JAKARTA – Persentase jumlah penduduk buta aksara di Indonesia mengalami penurunan, seiring terlaksananya sejumlah strategi inovatif dari pemerintah dan sinergi dari berbagai pemangku kepentingan.
”Persentase buta aksara tahun 2019 sebanyak 1,78 persen atau 3.081.136 orang.
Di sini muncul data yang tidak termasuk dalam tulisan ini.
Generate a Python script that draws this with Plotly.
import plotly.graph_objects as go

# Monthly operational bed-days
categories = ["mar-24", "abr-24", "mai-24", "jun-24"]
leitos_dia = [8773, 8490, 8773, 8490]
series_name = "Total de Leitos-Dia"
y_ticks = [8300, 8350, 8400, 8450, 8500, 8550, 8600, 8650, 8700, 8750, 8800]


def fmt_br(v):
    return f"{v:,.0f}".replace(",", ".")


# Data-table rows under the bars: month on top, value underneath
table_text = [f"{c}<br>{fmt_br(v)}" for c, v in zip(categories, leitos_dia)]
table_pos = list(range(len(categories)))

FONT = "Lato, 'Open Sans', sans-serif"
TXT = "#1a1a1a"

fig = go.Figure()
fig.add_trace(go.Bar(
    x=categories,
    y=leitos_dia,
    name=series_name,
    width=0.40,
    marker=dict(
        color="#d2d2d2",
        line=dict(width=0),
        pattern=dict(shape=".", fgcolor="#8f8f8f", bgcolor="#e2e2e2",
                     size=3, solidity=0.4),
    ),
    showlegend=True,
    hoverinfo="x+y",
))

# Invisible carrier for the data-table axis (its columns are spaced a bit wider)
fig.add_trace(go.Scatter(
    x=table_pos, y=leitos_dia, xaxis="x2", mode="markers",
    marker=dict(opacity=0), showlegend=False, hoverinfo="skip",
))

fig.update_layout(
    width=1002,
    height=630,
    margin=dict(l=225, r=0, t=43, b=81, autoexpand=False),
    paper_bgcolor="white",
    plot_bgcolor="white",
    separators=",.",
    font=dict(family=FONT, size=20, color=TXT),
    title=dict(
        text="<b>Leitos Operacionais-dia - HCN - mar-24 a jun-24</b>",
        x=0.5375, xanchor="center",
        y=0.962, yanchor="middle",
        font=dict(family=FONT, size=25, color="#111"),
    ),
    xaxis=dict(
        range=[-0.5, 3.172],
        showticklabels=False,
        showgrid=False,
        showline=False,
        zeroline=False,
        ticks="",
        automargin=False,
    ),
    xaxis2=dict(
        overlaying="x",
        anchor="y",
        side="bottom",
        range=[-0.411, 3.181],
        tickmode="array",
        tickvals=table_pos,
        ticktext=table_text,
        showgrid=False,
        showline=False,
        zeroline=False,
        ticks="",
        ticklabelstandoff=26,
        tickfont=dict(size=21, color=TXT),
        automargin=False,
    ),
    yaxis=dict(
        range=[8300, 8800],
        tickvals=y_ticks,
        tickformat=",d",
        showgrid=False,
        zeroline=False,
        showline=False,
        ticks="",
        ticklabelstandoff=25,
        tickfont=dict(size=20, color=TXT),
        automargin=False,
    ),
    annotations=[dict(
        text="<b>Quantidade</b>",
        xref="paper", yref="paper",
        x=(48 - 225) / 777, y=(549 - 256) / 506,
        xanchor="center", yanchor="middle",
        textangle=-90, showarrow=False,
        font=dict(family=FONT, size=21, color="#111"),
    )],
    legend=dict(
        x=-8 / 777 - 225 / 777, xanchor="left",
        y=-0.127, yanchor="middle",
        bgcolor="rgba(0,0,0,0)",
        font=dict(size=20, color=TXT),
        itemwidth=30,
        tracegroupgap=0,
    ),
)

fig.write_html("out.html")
Pada tahun 2020 turun menjadi 1,71 persen atau menjadi 2.961.060 orang,” kata Dirjen PAUD Dikdasmen Kemendikbudristek, Jumeri pada Bincang Pendidikan secara virtual di Jakarta seperti dilansir dari website Kemdikbud.go.id.
Beberapa langkah strategis yang telah pemerintah lakukan dan mampu mendorong percepatan penuntasan buta aksara di Indonesia, antara lain pemutakhiran data buta aksara bekerja sama dengan BPS.
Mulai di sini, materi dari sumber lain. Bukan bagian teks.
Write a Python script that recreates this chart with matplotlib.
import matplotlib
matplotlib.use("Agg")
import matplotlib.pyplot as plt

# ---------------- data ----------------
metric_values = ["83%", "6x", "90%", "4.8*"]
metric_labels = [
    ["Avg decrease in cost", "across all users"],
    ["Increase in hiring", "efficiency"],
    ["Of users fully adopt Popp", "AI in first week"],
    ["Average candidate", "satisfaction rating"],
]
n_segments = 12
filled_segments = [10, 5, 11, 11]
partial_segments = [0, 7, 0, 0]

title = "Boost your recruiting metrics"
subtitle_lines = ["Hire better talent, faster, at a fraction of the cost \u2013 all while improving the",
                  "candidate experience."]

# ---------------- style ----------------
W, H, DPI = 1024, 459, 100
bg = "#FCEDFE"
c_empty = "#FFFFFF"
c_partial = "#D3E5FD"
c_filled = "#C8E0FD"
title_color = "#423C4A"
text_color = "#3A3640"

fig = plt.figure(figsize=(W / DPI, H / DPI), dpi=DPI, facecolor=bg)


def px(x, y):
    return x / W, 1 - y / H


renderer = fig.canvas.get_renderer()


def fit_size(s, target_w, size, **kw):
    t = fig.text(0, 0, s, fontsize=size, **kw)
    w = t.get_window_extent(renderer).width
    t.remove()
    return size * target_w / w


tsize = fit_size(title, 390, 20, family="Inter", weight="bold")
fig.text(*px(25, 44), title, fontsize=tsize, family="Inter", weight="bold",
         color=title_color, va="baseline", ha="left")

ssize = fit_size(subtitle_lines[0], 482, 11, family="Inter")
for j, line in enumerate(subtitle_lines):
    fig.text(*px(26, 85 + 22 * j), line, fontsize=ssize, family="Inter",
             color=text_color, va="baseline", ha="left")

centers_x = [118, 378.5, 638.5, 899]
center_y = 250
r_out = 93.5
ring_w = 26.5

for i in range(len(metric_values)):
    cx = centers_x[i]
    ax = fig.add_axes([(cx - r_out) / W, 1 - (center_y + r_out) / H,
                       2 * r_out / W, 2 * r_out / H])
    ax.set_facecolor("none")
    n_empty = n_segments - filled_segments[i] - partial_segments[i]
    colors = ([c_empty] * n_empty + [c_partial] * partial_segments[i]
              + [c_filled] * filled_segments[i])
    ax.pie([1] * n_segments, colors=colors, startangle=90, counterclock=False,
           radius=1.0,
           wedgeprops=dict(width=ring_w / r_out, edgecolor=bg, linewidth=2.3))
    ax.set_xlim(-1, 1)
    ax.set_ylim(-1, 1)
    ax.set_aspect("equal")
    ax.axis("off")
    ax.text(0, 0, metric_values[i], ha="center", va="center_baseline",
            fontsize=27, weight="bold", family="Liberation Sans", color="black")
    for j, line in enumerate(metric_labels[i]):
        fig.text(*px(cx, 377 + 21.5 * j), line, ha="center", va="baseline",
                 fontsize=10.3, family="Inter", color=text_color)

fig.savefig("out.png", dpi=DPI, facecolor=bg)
”Dengan demikian, dapat terukur capaian penuntasan buta aksara dan bisa mengetahui peta sebaran penduduk buta aksara tersebut sampai tingkat provisni dan Kabupaten/Kota,” jelas dia.
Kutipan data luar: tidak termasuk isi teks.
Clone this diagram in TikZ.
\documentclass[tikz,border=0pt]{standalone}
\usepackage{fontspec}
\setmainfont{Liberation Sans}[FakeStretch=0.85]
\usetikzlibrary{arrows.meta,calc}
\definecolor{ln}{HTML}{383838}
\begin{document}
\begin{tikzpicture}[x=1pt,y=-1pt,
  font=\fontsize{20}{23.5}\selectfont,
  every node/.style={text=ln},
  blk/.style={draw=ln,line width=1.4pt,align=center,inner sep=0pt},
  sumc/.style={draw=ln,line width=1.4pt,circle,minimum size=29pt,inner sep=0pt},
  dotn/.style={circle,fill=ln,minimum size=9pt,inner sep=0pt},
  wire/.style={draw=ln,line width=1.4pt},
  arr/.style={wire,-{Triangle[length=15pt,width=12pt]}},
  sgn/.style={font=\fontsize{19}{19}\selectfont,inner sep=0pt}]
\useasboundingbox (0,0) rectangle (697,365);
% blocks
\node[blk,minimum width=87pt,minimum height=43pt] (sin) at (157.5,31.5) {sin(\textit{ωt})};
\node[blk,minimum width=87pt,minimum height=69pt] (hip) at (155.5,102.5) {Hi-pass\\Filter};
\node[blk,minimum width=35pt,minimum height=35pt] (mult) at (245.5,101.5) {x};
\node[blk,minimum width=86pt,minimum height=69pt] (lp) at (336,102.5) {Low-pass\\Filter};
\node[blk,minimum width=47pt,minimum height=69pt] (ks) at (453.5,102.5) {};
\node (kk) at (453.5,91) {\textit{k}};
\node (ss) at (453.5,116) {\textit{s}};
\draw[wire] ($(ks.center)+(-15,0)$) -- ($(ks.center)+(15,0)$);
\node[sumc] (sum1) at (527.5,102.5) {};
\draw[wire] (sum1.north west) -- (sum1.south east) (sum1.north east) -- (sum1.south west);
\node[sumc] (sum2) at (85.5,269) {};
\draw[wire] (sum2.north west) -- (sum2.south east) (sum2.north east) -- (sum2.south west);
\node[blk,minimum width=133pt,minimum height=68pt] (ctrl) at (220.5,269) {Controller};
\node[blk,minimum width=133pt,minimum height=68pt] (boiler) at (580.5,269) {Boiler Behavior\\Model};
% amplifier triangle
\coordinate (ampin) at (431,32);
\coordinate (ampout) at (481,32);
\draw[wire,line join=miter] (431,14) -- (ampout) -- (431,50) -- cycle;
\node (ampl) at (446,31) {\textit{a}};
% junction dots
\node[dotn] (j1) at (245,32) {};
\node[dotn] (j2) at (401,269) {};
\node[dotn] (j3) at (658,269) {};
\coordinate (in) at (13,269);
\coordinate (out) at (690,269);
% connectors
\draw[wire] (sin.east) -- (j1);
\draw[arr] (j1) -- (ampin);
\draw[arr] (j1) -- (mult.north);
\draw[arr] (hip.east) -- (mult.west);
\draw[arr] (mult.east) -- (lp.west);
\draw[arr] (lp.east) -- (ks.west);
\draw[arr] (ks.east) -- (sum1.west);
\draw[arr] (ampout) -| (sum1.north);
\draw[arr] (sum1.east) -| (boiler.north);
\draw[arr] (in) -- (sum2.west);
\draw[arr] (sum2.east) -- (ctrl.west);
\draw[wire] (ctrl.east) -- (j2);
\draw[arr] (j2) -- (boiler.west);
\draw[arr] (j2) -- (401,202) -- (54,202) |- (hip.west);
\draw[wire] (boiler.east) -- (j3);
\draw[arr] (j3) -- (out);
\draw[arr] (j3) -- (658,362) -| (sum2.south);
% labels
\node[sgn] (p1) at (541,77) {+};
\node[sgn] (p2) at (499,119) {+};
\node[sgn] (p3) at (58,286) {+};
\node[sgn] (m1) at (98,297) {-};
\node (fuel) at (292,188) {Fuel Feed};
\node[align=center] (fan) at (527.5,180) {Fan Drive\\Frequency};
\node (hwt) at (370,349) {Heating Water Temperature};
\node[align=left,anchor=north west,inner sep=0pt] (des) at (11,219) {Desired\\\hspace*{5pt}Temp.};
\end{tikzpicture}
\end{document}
Mengacu pada peta sebaran buta aksara tersebut, lanjut dia, pihaknya menetapkan kebijakan layanan program pendidikan keaksaraan.
Langkah kedua, peningkatan mutu layanan pendidikan dan pembelajaran keaksaraan dengan fokus utama pada daerah tertinggi persentase buta aksaranya.
Sistem Blok
Kemdikbudristek melakukan pemberantasan buta aksara dengan sistem blok atau klaster, yaitu memusatkan program di kabupaten terpadat buta aksara pada lima provinsi yang tinggi buta aksaranya, yaitu Papua (22,03%), NTB (7,52%), Sulawesi Barat (4,46%), NTT (4,24%), dan Sulawesi Selatan (4,11%). (Sumber: Susenas BPS RI, 2020).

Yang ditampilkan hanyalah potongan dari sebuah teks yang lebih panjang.